==== Data provided

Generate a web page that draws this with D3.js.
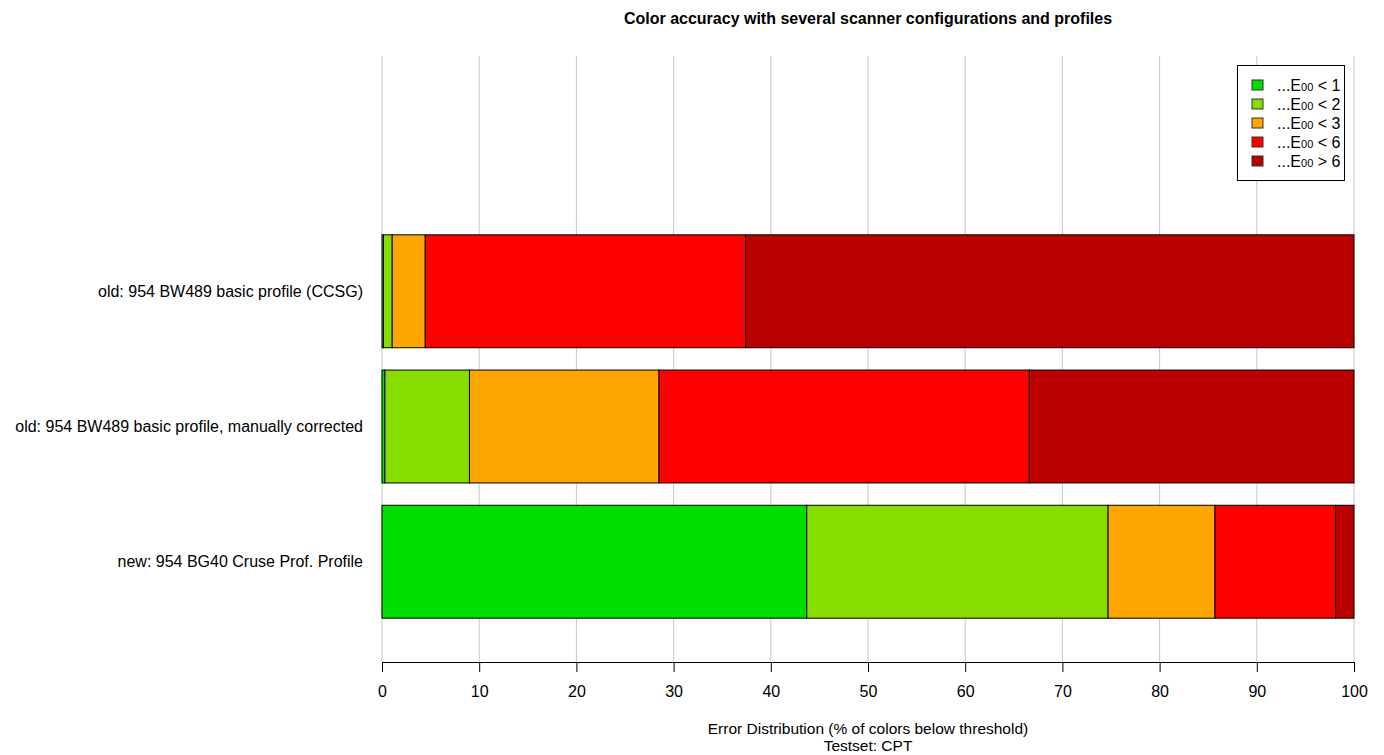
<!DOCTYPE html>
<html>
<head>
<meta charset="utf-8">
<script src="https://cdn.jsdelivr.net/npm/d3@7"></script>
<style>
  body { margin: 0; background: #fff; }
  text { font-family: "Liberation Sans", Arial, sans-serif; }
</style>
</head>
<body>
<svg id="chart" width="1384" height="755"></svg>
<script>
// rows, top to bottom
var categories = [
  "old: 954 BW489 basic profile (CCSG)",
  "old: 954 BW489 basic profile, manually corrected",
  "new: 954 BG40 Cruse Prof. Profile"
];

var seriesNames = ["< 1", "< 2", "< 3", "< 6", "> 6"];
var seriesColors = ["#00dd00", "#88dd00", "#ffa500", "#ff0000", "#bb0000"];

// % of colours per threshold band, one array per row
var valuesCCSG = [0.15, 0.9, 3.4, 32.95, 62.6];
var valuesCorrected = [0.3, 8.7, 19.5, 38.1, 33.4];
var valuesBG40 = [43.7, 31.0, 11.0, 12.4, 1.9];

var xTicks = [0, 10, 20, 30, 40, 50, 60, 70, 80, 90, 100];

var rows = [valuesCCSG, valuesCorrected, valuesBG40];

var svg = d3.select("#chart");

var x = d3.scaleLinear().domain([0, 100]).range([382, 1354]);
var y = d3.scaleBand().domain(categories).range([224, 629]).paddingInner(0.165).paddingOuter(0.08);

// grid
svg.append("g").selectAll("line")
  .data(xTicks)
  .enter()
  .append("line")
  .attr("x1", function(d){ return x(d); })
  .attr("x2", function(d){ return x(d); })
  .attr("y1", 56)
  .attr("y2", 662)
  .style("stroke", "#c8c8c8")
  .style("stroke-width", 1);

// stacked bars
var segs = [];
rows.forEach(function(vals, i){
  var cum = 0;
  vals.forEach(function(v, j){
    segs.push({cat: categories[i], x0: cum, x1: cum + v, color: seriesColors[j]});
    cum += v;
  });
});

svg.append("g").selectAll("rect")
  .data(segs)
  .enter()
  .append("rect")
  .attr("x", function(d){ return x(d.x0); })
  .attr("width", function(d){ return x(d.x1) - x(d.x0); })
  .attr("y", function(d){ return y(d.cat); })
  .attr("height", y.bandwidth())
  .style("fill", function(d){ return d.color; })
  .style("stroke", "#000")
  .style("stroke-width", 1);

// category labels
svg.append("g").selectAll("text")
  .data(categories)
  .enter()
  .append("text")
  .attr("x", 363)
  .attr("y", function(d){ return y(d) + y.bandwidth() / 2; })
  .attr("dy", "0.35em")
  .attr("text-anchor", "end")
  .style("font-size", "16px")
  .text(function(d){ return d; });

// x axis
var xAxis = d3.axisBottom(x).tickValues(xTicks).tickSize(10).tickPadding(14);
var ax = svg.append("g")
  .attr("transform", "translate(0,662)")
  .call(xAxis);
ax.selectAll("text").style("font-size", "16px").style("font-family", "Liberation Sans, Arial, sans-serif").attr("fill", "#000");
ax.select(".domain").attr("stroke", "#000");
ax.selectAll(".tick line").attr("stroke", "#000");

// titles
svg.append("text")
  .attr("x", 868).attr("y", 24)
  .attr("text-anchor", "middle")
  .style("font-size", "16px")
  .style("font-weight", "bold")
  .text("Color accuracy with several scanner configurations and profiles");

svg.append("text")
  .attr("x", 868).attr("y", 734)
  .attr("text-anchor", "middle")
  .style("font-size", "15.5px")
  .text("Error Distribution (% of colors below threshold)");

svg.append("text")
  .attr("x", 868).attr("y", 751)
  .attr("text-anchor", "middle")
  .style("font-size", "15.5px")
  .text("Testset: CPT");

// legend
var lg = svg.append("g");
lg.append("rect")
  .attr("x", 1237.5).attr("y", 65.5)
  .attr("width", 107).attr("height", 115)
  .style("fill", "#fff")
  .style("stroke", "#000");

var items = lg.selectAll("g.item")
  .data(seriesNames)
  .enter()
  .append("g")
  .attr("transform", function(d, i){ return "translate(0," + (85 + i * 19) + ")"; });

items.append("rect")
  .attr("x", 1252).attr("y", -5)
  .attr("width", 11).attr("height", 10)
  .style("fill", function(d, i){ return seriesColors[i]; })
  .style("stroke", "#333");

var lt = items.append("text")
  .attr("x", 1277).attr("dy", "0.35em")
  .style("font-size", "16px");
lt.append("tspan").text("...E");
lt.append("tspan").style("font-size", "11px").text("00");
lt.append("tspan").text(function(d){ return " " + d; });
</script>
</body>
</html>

========

▸ Directive:
Print each line of the material above exactly, with the pictures removed from your copy.

▸ Solution to this exercise:
Generate a web page that draws this with D3.js.
<!DOCTYPE html>
<html>
<head>
<meta charset="utf-8">
<script src="https://cdn.jsdelivr.net/npm/d3@7"></script>
<style>
  body { margin: 0; background: #fff; }
  text { font-family: "Liberation Sans", Arial, sans-serif; }
</style>
</head>
<body>
<svg id="chart" width="1384" height="755"></svg>
<script>
// rows, top to bottom
var categories = [
  "old: 954 BW489 basic profile (CCSG)",
  "old: 954 BW489 basic profile, manually corrected",
  "new: 954 BG40 Cruse Prof. Profile"
];

var seriesNames = ["< 1", "< 2", "< 3", "< 6", "> 6"];
var seriesColors = ["#00dd00", "#88dd00", "#ffa500", "#ff0000", "#bb0000"];

// % of colours per threshold band, one array per row
var valuesCCSG = [0.15, 0.9, 3.4, 32.95, 62.6];
var valuesCorrected = [0.3, 8.7, 19.5, 38.1, 33.4];
var valuesBG40 = [43.7, 31.0, 11.0, 12.4, 1.9];

var xTicks = [0, 10, 20, 30, 40, 50, 60, 70, 80, 90, 100];

var rows = [valuesCCSG, valuesCorrected, valuesBG40];

var svg = d3.select("#chart");

var x = d3.scaleLinear().domain([0, 100]).range([382, 1354]);
var y = d3.scaleBand().domain(categories).range([224, 629]).paddingInner(0.165).paddingOuter(0.08);

// grid
svg.append("g").selectAll("line")
  .data(xTicks)
  .enter()
  .append("line")
  .attr("x1", function(d){ return x(d); })
  .attr("x2", function(d){ return x(d); })
  .attr("y1", 56)
  .attr("y2", 662)
  .style("stroke", "#c8c8c8")
  .style("stroke-width", 1);

// stacked bars
var segs = [];
rows.forEach(function(vals, i){
  var cum = 0;
  vals.forEach(function(v, j){
    segs.push({cat: categories[i], x0: cum, x1: cum + v, color: seriesColors[j]});
    cum += v;
  });
});

svg.append("g").selectAll("rect")
  .data(segs)
  .enter()
  .append("rect")
  .attr("x", function(d){ return x(d.x0); })
  .attr("width", function(d){ return x(d.x1) - x(d.x0); })
  .attr("y", function(d){ return y(d.cat); })
  .attr("height", y.bandwidth())
  .style("fill", function(d){ return d.color; })
  .style("stroke", "#000")
  .style("stroke-width", 1);

// category labels
svg.append("g").selectAll("text")
  .data(categories)
  .enter()
  .append("text")
  .attr("x", 363)
  .attr("y", function(d){ return y(d) + y.bandwidth() / 2; })
  .attr("dy", "0.35em")
  .attr("text-anchor", "end")
  .style("font-size", "16px")
  .text(function(d){ return d; });

// x axis
var xAxis = d3.axisBottom(x).tickValues(xTicks).tickSize(10).tickPadding(14);
var ax = svg.append("g")
  .attr("transform", "translate(0,662)")
  .call(xAxis);
ax.selectAll("text").style("font-size", "16px").style("font-family", "Liberation Sans, Arial, sans-serif").attr("fill", "#000");
ax.select(".domain").attr("stroke", "#000");
ax.selectAll(".tick line").attr("stroke", "#000");

// titles
svg.append("text")
  .attr("x", 868).attr("y", 24)
  .attr("text-anchor", "middle")
  .style("font-size", "16px")
  .style("font-weight", "bold")
  .text("Color accuracy with several scanner configurations and profiles");

svg.append("text")
  .attr("x", 868).attr("y", 734)
  .attr("text-anchor", "middle")
  .style("font-size", "15.5px")
  .text("Error Distribution (% of colors below threshold)");

svg.append("text")
  .attr("x", 868).attr("y", 751)
  .attr("text-anchor", "middle")
  .style("font-size", "15.5px")
  .text("Testset: CPT");

// legend
var lg = svg.append("g");
lg.append("rect")
  .attr("x", 1237.5).attr("y", 65.5)
  .attr("width", 107).attr("height", 115)
  .style("fill", "#fff")
  .style("stroke", "#000");

var items = lg.selectAll("g.item")
  .data(seriesNames)
  .enter()
  .append("g")
  .attr("transform", function(d, i){ return "translate(0," + (85 + i * 19) + ")"; });

items.append("rect")
  .attr("x", 1252).attr("y", -5)
  .attr("width", 11).attr("height", 10)
  .style("fill", function(d, i){ return seriesColors[i]; })
  .style("stroke", "#333");

var lt = items.append("text")
  .attr("x", 1277).attr("dy", "0.35em")
  .style("font-size", "16px");
lt.append("tspan").text("...E");
lt.append("tspan").style("font-size", "11px").text("00");
lt.append("tspan").text(function(d){ return " " + d; });
</script>
</body>
</html>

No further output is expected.